WHAT YOU SHOULD DO. In the listing below, pick out lines with "this".

RECORD LIST.

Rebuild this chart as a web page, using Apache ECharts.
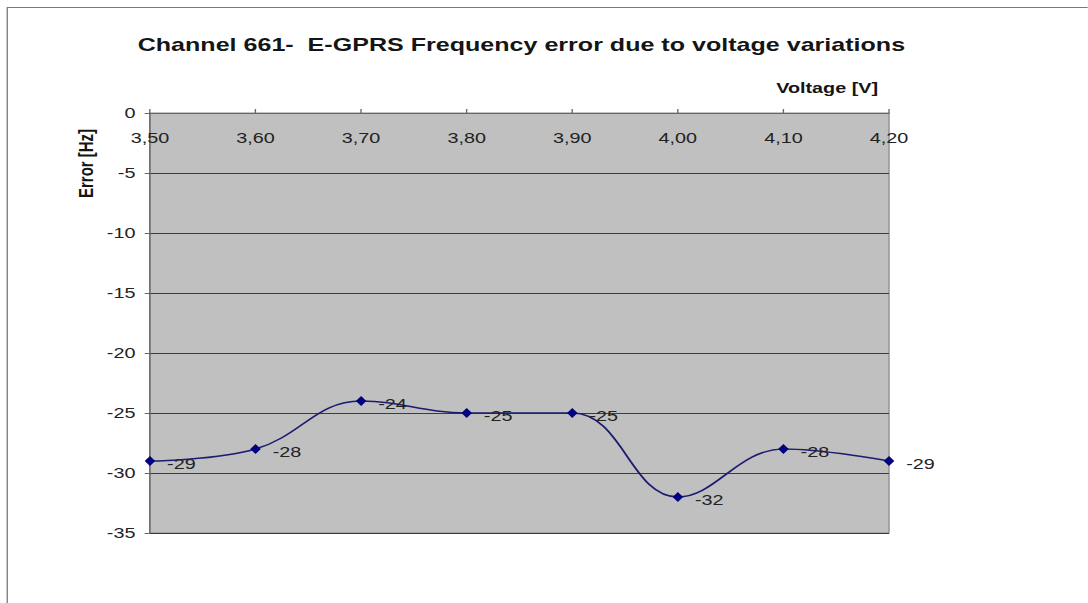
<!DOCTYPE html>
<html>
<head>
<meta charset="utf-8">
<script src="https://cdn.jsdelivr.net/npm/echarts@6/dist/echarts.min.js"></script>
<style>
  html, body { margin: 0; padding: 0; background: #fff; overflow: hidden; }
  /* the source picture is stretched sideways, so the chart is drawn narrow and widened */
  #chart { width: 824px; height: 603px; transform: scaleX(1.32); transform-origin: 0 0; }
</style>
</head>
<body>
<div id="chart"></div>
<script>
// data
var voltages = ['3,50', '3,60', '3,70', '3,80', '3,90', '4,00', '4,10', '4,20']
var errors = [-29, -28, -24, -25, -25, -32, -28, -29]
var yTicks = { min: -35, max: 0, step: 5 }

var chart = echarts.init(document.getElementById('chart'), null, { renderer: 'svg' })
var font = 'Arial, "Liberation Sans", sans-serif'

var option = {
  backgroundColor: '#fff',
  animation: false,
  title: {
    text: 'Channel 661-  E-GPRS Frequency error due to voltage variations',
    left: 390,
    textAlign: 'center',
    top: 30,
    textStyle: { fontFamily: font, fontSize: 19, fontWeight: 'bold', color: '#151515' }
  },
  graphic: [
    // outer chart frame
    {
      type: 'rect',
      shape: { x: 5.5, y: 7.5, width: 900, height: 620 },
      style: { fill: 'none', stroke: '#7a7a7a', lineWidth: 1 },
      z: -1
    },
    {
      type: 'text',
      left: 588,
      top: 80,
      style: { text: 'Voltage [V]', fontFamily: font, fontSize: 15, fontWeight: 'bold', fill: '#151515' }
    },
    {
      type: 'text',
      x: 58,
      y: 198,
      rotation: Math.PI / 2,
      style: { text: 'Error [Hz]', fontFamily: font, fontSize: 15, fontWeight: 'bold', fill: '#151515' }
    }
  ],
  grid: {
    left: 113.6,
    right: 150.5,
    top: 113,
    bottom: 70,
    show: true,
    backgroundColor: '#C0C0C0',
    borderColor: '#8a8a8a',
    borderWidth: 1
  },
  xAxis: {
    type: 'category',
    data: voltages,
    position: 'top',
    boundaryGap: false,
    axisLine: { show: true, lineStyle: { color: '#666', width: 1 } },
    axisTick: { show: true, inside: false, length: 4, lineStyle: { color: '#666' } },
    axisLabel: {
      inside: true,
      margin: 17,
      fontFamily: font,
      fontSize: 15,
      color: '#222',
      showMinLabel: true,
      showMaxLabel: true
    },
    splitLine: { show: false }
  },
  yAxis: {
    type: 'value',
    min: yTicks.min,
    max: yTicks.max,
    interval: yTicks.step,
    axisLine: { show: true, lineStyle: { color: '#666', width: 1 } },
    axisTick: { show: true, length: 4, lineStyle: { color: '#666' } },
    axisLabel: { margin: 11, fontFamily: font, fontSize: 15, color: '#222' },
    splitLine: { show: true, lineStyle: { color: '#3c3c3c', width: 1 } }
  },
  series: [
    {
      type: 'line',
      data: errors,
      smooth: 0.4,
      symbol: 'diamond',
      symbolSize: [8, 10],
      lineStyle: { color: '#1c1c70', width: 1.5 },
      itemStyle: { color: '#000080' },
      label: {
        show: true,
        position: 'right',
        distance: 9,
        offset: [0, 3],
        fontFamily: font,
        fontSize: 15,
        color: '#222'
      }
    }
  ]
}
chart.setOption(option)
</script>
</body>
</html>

* * *

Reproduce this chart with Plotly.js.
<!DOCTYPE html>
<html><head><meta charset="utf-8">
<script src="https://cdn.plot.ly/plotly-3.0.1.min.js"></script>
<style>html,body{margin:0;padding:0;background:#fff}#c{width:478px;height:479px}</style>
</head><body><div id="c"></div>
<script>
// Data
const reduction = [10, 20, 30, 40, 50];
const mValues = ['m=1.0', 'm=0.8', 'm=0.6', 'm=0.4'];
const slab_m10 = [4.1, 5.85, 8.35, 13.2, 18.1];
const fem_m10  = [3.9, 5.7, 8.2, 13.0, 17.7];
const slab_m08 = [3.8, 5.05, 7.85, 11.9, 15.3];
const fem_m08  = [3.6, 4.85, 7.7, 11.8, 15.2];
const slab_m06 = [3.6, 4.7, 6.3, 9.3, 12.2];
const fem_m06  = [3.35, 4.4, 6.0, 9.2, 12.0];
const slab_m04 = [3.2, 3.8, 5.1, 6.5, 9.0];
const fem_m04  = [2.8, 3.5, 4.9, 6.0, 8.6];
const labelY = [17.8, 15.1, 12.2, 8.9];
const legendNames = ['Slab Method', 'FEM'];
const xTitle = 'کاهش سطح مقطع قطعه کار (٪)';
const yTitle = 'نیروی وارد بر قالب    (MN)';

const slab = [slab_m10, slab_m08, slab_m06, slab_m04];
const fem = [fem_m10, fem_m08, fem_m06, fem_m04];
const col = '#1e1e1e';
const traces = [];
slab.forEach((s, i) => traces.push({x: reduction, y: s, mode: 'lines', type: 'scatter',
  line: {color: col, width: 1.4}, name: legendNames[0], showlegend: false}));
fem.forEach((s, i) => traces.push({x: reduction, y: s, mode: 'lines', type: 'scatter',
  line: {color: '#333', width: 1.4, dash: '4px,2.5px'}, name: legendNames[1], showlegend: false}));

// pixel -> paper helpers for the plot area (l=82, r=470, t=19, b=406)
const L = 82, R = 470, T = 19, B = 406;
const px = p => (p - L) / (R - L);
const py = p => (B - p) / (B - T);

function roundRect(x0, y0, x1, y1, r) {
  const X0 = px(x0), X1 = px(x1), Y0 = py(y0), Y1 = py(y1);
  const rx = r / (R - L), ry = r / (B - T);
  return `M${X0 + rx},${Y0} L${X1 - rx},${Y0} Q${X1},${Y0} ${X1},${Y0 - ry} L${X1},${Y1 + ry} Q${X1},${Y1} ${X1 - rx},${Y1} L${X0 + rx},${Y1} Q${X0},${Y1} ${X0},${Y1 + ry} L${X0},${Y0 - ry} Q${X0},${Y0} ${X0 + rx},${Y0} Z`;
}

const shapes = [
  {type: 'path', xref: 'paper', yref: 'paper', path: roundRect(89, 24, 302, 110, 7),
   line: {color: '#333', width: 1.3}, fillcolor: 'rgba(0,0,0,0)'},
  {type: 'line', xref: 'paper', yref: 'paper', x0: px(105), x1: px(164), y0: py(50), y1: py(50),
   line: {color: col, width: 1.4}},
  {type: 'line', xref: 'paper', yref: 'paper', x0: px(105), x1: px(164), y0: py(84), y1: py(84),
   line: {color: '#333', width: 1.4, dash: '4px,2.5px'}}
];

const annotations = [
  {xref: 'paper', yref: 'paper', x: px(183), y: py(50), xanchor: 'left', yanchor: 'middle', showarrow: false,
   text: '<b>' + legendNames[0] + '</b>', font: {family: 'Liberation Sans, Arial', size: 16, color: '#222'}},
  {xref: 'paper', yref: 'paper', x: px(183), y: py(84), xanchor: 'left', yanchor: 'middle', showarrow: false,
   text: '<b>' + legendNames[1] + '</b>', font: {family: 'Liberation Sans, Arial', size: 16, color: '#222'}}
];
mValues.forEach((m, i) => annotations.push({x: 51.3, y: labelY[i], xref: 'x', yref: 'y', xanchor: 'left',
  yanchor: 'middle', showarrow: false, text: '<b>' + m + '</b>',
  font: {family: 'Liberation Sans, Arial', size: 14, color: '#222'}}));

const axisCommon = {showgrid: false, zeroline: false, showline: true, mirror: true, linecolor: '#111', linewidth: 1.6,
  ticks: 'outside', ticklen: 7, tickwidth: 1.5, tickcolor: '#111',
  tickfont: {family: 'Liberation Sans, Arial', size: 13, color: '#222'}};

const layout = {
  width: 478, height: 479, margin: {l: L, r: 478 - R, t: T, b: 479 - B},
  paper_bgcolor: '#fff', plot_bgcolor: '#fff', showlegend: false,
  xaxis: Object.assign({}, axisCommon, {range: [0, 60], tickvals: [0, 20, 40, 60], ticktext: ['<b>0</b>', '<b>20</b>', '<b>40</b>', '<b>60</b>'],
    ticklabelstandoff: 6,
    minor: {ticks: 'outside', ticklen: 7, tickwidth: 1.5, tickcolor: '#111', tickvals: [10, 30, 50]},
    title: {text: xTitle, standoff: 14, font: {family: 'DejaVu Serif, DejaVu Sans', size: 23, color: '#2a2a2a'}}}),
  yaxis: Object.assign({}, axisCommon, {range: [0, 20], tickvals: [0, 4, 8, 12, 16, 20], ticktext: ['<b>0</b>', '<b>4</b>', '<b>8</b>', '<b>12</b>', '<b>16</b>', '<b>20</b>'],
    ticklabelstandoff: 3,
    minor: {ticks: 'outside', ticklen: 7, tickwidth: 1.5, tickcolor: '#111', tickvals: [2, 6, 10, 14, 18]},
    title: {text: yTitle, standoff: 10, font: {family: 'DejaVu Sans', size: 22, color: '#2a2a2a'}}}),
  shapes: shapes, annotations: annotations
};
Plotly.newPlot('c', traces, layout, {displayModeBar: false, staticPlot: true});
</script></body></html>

OUTPUT.
Rebuild this chart as a web page, using Apache ECharts.
Reproduce this chart with Plotly.js.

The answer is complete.